[Start PROVIDED MATERIAL]
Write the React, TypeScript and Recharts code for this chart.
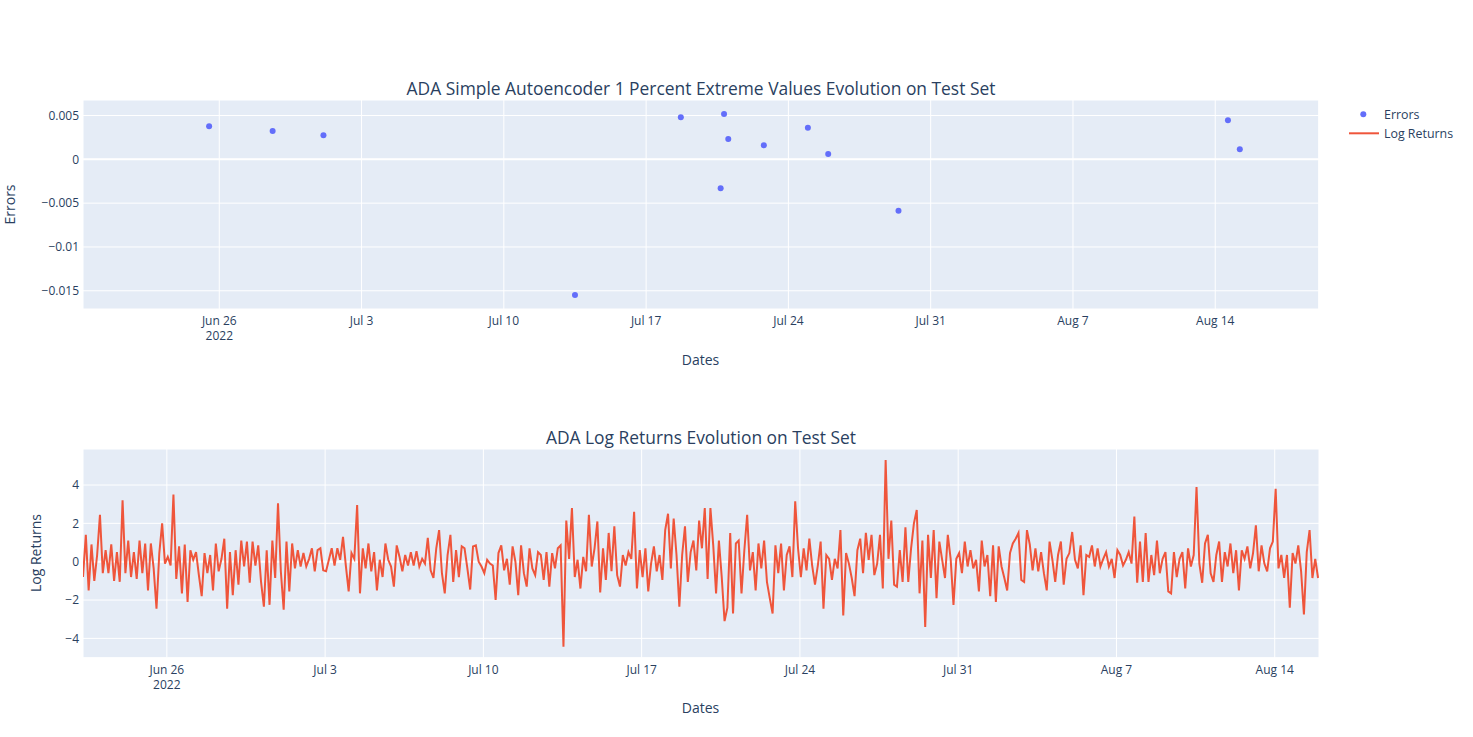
import React from 'react';
import {
  ScatterChart,
  Scatter,
  LineChart,
  Line,
  XAxis,
  YAxis,
  CartesianGrid,
  ReferenceLine,
} from 'recharts';

const INK = '#2a3f5f';
const PLOT_BG = '#E5ECF6';
const FONT = '"Open Sans", verdana, arial, sans-serif';

// 1 percent extreme values flagged by the autoencoder
const errorTimes = [
  '2022-06-25T12:00',
  '2022-06-28T15:00',
  '2022-07-01T03:00',
  '2022-07-13T12:00',
  '2022-07-18T17:00',
  '2022-07-20T16:00',
  '2022-07-20T20:00',
  '2022-07-21T01:00',
  '2022-07-22T19:00',
  '2022-07-24T23:00',
  '2022-07-25T23:00',
  '2022-07-29T10:00',
  '2022-08-14T15:00',
  '2022-08-15T05:00',
];
const errorValues = [
  0.00377, 0.00323, 0.00274, -0.01548, 0.00479, -0.00331, 0.00517, 0.00232,
  0.0016, 0.00361, 0.00061, -0.00586, 0.00445, 0.00114,
];

const returnsStart = '2022-06-22T07:00';
const returnsStepHours = 3;
const returnsWeek1 = [
  -0.8, 1.4, -1.5, 0.9, -1.0, 0.35, 2.45, -0.6, 0.6, -0.6, 0.9, -1.0, 0.5, -1.05,
  3.2, -0.6, 1.1, -0.8, 0.5, -0.9, 1.1, -0.6, 0.95, -1.5, 0.95, -0.35, -2.45,
  0.45, 2.0, -0.1, 0.25, -0.2, 3.5, -0.9, 0.8, -1.65, 0.9, -2.1, 0.6, 0.1, 0.5,
  -0.7, -1.8, 0.45, -0.6, 0.35, -1.5, 0.95, -0.5, 0.15, 1.2, -2.45, 0.5, -1.75,
];
const returnsWeek2 = [
  0.6, -1.2, 1.1, -0.25, 1.05, -1.1, 1.05, -0.2, 0.85, -1.05, -2.35, 0.6, -2.25,
  1.1, -0.85, 3.05, -0.5, -2.5, 1.05, -1.55, 0.95, -0.35, 0.6, -0.25, 0.45,
  -0.25, 0.15, 0.7, -0.5, 0.6, 0.7, -0.45, -0.5, 0.1, 0.7, -0.2, 0.7, 0.1, 1.3,
  -0.2, -1.55, 0.45, 0.15, 2.95, -1.65, 0.7, -0.35, 0.95, -0.5, 0.5, -1.5, 0.1,
  -0.8, 0.95, 0.1, -0.25, -1.3,
];
const returnsWeek3 = [
  0.85, 0.25, -0.5, 0.35, -0.2, 0.5, -0.2, 0.55, -0.25, 0.15, -0.1, 1.25, -0.45,
  -0.85, 0.7, 1.65, -0.6, -1.65, 0.35, 1.4, -1.05, 0.6, -0.8, 0.8, 0.7, -0.35,
  -1.45, 0.8, 0.85, 0, -0.25, -0.6, 0.1, -0.1, -0.2, -2.0, 0.45, 0.85, -0.45,
  0.15, -1.2, 0.8, 0, -1.75, 0.85, -0.6, -1.3, 0.7, -0.35, -0.7, 0.5, 0.35,
  -0.95, 0.5, -1.3,
];
const returnsWeek4 = [
  0.45, -0.35, 0.7, 0.85, -4.43, 2.15, 0.15, 2.8, -0.8, 0.1, -1.4, 0.25, -0.5,
  2.45, -0.25, 0.7, 2.1, -1.6, 0.7, -0.95, 1.5, -0.5, 1.85, -0.7, -1.3, 0.35,
  -0.2, 0.5, 0.15, 2.6, -1.4, 0.6, -0.8, 0.7, -1.55, -0.1, 0.8, -0.5, 0.35,
  -0.95, 1.65, 2.5, -0.35, 2.25, 0.35, -2.35, 0.35, 1.85, -1.05, 0.5, 1.1,
  -0.45, 2.15, 0.7,
];
const returnsWeek5 = [
  2.8, -0.9, 2.8, 0.85, -1.65, 1.1, -0.8, -3.1, -2.4, 1.5, -2.7, 0.95, 1.1,
  -1.65, 0.6, 2.45, -0.45, 0.5, -1.5, 0.95, -0.35, 1.1, -1.05, -1.9, -2.7, 0.85,
  -0.6, 0.95, -1.5, 0.35, 0.8, -0.8, 3.15, 0.7, -0.8, 0.7, -0.45, 1.2, -0.2,
  -1.2, -0.2, 1.05, -2.45, 0.35, 0.15, -0.95, 0.15, -0.35, 1.65, -2.8, 0.45,
  -0.1, -0.85, -1.8, 0.6,
];
const returnsWeek6 = [
  1.2, -0.6, 1.5, 0.1, 1.4, -0.7, -0.1, 1.4, -1.4, 5.3, 0.15, 2.15, -1.2, -1.3,
  0.6, -1.05, 1.8, -1.05, 0.7, 2.0, 2.7, -1.65, 1.1, -3.4, 1.4, -0.85, 1.65,
  -1.9, 1.05, 0.1, -0.85, 1.4, 0.15, -2.25, 0.15, 0.45, -0.6, 1.05, -0.25, 0.6,
  -0.35, 0.1, -1.55, 1.1, -0.25, 0.35, -1.8, 0.85, -2.1, 0.8, -0.25, -0.85,
  -1.5, 0.45, 0.95,
];
const returnsWeek7 = [
  1.2, 1.5, -0.95, -1.05, 1.65, 0.9, -0.45, 0.7, -0.5, 0.5, -0.6, -1.5, 1.05,
  0.1, -1.05, 0.35, 1.05, -1.2, 0.15, 0.45, 1.55, 0.1, -0.35, 0.85, -1.75, 0.35,
  0.25, 0.85, -0.25, 0.7, -0.25, 0.15, 0.5, -0.25, 0.15, -0.85, 0.6, 0.35, -0.2,
  0.1, 0.5, -0.1, 2.35, -1.1, 1.05, -1.05, 1.5, -1.05, 0.35, -0.7, 1.1, -0.6,
  0.15, 0.5, -1.55,
];
const returnsWeek8 = [
  -1.65, 0.5, -0.8, 0.15, 0.5, -1.4, 0.7, -0.25, 0.35, 3.9, -0.1, -1.1, 0.95,
  1.4, -0.6, -1.05, 0.35, 1.05, -1.05, 0.5, -0.25, 0.95, -0.6, 0.6, -1.5, 0.6,
  0.15, 0.8, -0.35, 0.45, 1.9, -0.5, 0.85, -0.1, -0.5, 0.7, 1.05, 3.8, -0.35,
  0.35, -0.85, 0.35, -2.4, 0.45, -0.1, 0.85, -0.5, -2.75, 0.5, 1.65, -0.85,
  0.15, -0.85,
];

const dateTicks = [
  '2022-06-26T00:00',
  '2022-07-03T00:00',
  '2022-07-10T00:00',
  '2022-07-17T00:00',
  '2022-07-24T00:00',
  '2022-07-31T00:00',
  '2022-08-07T00:00',
  '2022-08-14T00:00',
];
const dateTickLabels = ['Jun 26', 'Jul 3', 'Jul 10', 'Jul 17', 'Jul 24', 'Jul 31', 'Aug 7', 'Aug 14'];
const errorTicks = [-0.015, -0.01, -0.005, 0, 0.005];
const returnTicks = [-4, -2, 0, 2, 4];

const toMs = (s: string) => Date.parse(s + 'Z');
const HOUR = 3600 * 1000;

const errorData = errorTimes.map((t, i) => ({ t: toMs(t), v: errorValues[i] }));

const allReturns = [
  ...returnsWeek1,
  ...returnsWeek2,
  ...returnsWeek3,
  ...returnsWeek4,
  ...returnsWeek5,
  ...returnsWeek6,
  ...returnsWeek7,
  ...returnsWeek8,
];
const returnData = allReturns.map((v, i) => ({
  t: toMs(returnsStart) + i * returnsStepHours * HOUR,
  v,
}));

const tickMs = dateTicks.map(toMs);

// axis ranges as plotly drew them
const errorXDomain = [toMs('2022-06-19T07:05'), toMs('2022-08-19T02:10')];
const errorYDomain = [-0.01708, 0.00677];
const returnXDomain = [toMs(returnsStart), toMs(returnsStart) + 1312 * HOUR];
const returnYDomain = [-5.008, 5.879];

const fmtNum = (v: number) => (v === 0 ? '0' : (v < 0 ? '\u2212' : '') + String(Math.abs(v)));

function DateTick(props: any) {
  const { x, y, payload } = props;
  const i = tickMs.indexOf(payload.value);
  return (
    <g>
      <text x={x} y={y + 14} textAnchor="middle" fill={INK} fontSize={12} fontFamily={FONT}>
        {dateTickLabels[i]}
      </text>
      {i === 0 && (
        <text x={x} y={y + 29} textAnchor="middle" fill={INK} fontSize={12} fontFamily={FONT}>
          2022
        </text>
      )}
    </g>
  );
}

const Dot = (p: any) => <circle cx={p.cx} cy={p.cy} r={3} fill="#636efa" />;

export default function App() {
  const yTick = { fill: INK, fontSize: 12, fontFamily: FONT };
  return (
    <div style={{ position: 'absolute', left: 0, top: 0, width: 1473, height: 737, background: '#fff', fontFamily: FONT }}>
      <div style={{ position: 'absolute', left: 0, top: 0 }}>
        <ScatterChart width={1473} height={370} margin={{ top: 100, right: 154.3, bottom: 21, left: 23 }}>
          <CartesianGrid fill={PLOT_BG} fillOpacity={1} stroke="#fff" strokeWidth={1} />
          <XAxis
            type="number"
            dataKey="t"
            domain={errorXDomain}
            ticks={tickMs}
            allowDataOverflow
            interval={0}
            height={40}
            axisLine={false}
            tickLine={false}
            tickSize={0}
            tick={<DateTick />}
          />
          <YAxis
            type="number"
            dataKey="v"
            domain={errorYDomain}
            ticks={errorTicks}
            allowDataOverflow
            interval={0}
            width={60}
            axisLine={false}
            tickLine={false}
            tickSize={0}
            tickMargin={4}
            tick={yTick}
            tickFormatter={fmtNum}
          />
          <ReferenceLine y={0} stroke="#fff" strokeWidth={2} />
          <Scatter data={errorData} shape={Dot} isAnimationActive={false} />
        </ScatterChart>
      </div>
      <div style={{ position: 'absolute', left: 0, top: 400 }}>
        <LineChart width={1473} height={337} data={returnData} margin={{ top: 49, right: 154, bottom: 39.3, left: 23 }}>
          <CartesianGrid fill={PLOT_BG} fillOpacity={1} stroke="#fff" strokeWidth={1} />
          <XAxis
            type="number"
            dataKey="t"
            domain={returnXDomain}
            ticks={tickMs}
            allowDataOverflow
            interval={0}
            height={40}
            axisLine={false}
            tickLine={false}
            tickSize={0}
            tick={<DateTick />}
          />
          <YAxis
            type="number"
            domain={returnYDomain}
            ticks={returnTicks}
            allowDataOverflow
            interval={0}
            width={60}
            axisLine={false}
            tickLine={false}
            tickSize={0}
            tickMargin={4}
            tick={yTick}
            tickFormatter={fmtNum}
          />
          <ReferenceLine y={0} stroke="#fff" strokeWidth={2} />
          <Line
            type="linear"
            dataKey="v"
            stroke="#EF553B"
            strokeWidth={2}
            dot={false}
            isAnimationActive={false}
          />
        </LineChart>
      </div>
      <svg width={1473} height={737} style={{ position: 'absolute', left: 0, top: 0, pointerEvents: 'none' }}>
        <g fill={INK} fontFamily={FONT}>
          <text x={701} y={95} fontSize={17.4} textAnchor="middle">
            ADA Simple Autoencoder 1 Percent Extreme Values Evolution on Test Set
          </text>
          <text x={701} y={444} fontSize={17.4} textAnchor="middle">
            ADA Log Returns Evolution on Test Set
          </text>
          <text x={700.5} y={365} fontSize={14} textAnchor="middle">Dates</text>
          <text x={700.5} y={713} fontSize={14} textAnchor="middle">Dates</text>
          <text x={15} y={204.5} fontSize={14} textAnchor="middle" transform="rotate(-90 15 204.5)">
            Errors
          </text>
          <text x={41} y={553} fontSize={14} textAnchor="middle" transform="rotate(-90 41 553)">
            Log Returns
          </text>
          <circle cx={1363.3} cy={114.3} r={3} fill="#636efa" />
          <text x={1384} y={118.5} fontSize={12.4}>Errors</text>
          <line x1={1349} x2={1379} y1={133.3} y2={133.3} stroke="#EF553B" strokeWidth={2} />
          <text x={1384} y={137.5} fontSize={12.4}>Log Returns</text>
        </g>
      </svg>
    </div>
  );
}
[End PROVIDED MATERIAL]
== OBJECTIVE ==
Everything from the top line of the data down to and including the line with "verdana, arial, sans-serif';" is to be copied, except the pictures.

== WRITTEN ANSWER ==
Write the React, TypeScript and Recharts code for this chart.
import React from 'react';
import {
  ScatterChart,
  Scatter,
  LineChart,
  Line,
  XAxis,
  YAxis,
  CartesianGrid,
  ReferenceLine,
} from 'recharts';

const INK = '#2a3f5f';
const PLOT_BG = '#E5ECF6';
const FONT = '"Open Sans", verdana, arial, sans-serif';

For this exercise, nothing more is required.